**Problem details**: It is required that the lines from the top of the listing through the line with "const stress324 = [324, 324, 324, 324, 324];" be reproduced exactly, excluding pictures.

**Data for this exercise**:

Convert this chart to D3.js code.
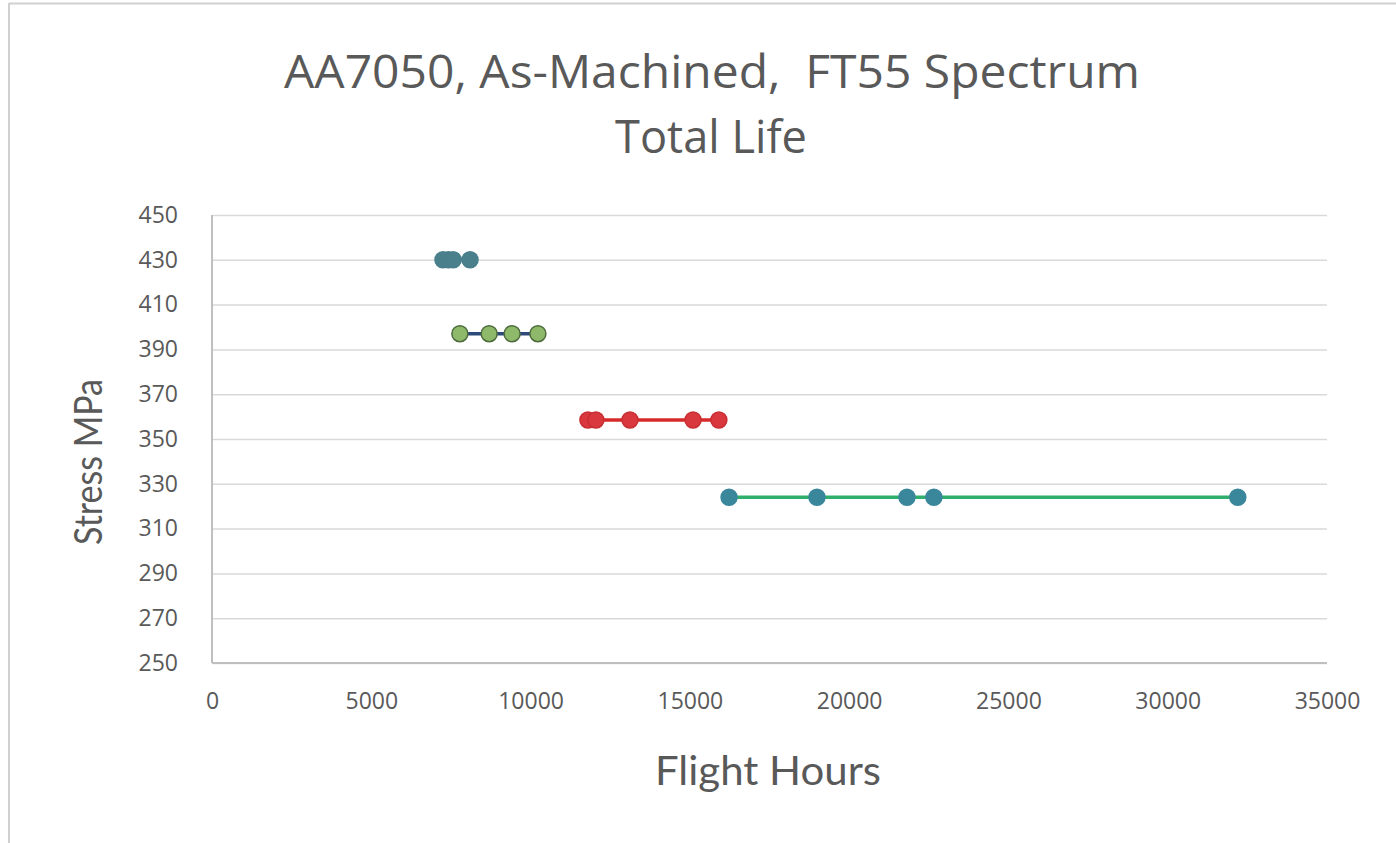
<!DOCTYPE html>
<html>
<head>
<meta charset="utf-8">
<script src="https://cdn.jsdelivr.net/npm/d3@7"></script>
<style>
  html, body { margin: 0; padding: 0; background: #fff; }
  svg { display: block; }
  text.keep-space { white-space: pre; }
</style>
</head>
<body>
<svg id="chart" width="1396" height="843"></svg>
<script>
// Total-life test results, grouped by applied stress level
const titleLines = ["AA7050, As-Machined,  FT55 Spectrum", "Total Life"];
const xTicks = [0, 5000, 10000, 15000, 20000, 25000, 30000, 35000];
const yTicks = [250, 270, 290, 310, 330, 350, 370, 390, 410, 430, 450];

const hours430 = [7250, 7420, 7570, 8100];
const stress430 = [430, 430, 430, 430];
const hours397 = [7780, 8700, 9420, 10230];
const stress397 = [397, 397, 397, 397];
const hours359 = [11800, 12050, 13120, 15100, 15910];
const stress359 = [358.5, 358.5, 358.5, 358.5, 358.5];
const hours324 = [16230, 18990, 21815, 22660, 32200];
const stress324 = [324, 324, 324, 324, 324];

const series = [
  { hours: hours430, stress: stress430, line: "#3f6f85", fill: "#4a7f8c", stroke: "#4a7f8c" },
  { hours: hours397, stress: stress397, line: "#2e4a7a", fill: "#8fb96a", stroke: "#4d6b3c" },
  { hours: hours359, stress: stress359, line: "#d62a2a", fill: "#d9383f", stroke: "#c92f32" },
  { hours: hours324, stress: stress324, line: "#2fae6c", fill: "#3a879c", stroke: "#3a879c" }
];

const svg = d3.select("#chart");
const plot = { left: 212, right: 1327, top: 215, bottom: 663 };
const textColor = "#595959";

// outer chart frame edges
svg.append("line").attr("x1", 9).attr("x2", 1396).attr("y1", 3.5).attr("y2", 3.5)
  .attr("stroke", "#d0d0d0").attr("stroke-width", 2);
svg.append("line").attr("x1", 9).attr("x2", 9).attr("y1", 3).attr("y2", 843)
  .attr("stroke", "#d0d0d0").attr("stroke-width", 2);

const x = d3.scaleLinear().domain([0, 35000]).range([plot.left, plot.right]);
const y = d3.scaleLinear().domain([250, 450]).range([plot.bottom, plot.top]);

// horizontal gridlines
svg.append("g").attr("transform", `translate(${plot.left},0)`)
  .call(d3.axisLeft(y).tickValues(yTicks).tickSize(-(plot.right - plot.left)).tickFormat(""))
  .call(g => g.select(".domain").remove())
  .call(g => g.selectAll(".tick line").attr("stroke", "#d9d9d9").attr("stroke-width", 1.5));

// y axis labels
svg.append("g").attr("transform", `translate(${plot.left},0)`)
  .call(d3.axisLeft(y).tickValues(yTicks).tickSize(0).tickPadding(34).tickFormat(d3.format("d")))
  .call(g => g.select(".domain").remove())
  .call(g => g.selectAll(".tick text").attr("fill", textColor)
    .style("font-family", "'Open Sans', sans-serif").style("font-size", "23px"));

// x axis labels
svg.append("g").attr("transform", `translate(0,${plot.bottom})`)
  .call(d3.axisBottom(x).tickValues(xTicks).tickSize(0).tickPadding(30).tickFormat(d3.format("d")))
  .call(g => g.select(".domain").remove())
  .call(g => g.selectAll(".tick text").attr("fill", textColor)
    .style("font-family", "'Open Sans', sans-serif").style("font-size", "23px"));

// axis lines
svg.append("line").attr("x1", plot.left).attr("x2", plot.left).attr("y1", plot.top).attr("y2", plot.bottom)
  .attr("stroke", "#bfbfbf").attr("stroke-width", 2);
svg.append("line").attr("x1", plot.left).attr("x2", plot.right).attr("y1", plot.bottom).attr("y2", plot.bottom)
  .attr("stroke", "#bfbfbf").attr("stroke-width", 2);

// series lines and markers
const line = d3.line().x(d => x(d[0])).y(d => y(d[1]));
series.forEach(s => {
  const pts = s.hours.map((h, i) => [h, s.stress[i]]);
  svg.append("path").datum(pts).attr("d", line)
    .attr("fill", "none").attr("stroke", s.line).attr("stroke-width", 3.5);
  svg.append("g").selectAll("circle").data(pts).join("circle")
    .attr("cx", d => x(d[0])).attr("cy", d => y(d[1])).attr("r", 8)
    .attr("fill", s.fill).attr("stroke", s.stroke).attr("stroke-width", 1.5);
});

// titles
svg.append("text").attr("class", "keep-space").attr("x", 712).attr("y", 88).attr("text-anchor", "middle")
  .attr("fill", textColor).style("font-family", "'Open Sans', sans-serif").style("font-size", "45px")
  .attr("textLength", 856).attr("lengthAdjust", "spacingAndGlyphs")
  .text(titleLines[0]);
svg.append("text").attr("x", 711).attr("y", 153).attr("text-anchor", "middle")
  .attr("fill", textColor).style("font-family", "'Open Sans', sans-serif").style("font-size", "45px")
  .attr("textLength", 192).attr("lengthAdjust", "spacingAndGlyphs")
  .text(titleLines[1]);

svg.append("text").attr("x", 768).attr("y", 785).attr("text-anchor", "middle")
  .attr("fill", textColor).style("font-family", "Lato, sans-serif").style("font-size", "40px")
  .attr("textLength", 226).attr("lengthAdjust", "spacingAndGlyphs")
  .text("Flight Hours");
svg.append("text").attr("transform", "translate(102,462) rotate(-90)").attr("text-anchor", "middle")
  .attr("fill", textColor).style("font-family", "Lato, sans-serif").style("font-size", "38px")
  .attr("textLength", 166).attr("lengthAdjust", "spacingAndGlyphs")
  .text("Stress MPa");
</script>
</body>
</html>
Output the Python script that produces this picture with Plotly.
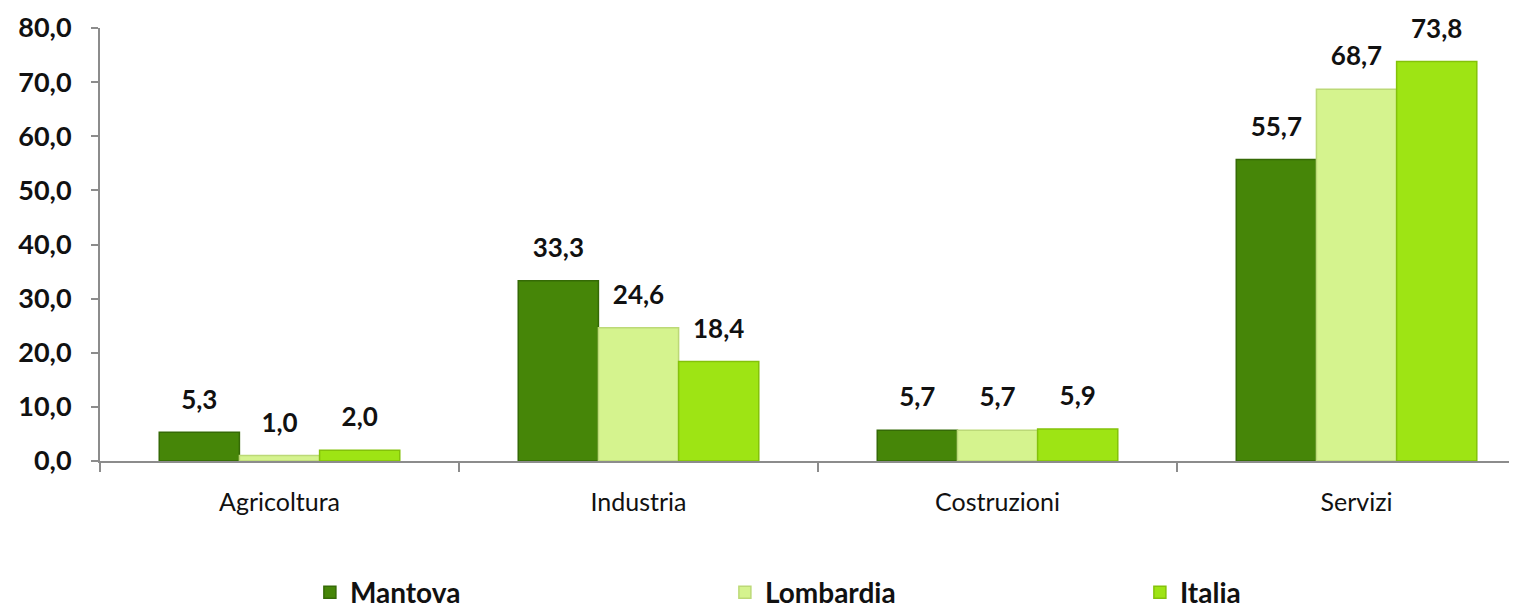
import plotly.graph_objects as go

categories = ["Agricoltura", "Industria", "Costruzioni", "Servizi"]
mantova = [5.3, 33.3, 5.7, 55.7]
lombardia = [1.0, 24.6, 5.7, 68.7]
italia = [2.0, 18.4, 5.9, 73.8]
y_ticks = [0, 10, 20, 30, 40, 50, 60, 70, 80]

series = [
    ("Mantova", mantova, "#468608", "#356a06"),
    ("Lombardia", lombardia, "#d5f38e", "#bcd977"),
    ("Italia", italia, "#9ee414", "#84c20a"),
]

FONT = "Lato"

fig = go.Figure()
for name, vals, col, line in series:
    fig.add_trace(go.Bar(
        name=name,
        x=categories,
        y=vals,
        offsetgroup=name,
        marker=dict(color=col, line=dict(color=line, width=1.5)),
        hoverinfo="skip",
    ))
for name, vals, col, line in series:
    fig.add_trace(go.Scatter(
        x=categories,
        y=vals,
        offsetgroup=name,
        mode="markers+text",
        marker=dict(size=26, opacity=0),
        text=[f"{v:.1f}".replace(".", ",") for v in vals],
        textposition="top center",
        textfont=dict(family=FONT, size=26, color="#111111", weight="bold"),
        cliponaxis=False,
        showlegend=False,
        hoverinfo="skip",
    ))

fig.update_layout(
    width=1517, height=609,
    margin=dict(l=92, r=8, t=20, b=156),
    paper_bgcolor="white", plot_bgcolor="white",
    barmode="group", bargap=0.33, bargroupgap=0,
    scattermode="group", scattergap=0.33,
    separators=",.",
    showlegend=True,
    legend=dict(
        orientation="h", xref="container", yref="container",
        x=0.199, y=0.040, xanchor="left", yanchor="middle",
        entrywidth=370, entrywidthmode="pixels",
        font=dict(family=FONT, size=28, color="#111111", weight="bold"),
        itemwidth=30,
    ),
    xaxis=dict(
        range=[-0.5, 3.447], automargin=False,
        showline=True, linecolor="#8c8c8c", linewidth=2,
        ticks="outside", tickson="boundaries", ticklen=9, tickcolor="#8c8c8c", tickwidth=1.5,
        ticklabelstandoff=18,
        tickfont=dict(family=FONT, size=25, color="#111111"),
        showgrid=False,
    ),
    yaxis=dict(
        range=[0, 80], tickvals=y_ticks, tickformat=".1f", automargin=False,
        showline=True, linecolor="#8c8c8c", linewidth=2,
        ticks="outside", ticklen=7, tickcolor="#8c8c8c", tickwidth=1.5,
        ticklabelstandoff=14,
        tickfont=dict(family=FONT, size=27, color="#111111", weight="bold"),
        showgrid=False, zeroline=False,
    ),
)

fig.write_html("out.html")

**Solution for this problem**:
Convert this chart to D3.js code.
<!DOCTYPE html>
<html>
<head>
<meta charset="utf-8">
<script src="https://cdn.jsdelivr.net/npm/d3@7"></script>
<style>
  html, body { margin: 0; padding: 0; background: #fff; }
  svg { display: block; }
  text.keep-space { white-space: pre; }
</style>
</head>
<body>
<svg id="chart" width="1396" height="843"></svg>
<script>
// Total-life test results, grouped by applied stress level
const titleLines = ["AA7050, As-Machined,  FT55 Spectrum", "Total Life"];
const xTicks = [0, 5000, 10000, 15000, 20000, 25000, 30000, 35000];
const yTicks = [250, 270, 290, 310, 330, 350, 370, 390, 410, 430, 450];

const hours430 = [7250, 7420, 7570, 8100];
const stress430 = [430, 430, 430, 430];
const hours397 = [7780, 8700, 9420, 10230];
const stress397 = [397, 397, 397, 397];
const hours359 = [11800, 12050, 13120, 15100, 15910];
const stress359 = [358.5, 358.5, 358.5, 358.5, 358.5];
const hours324 = [16230, 18990, 21815, 22660, 32200];
const stress324 = [324, 324, 324, 324, 324];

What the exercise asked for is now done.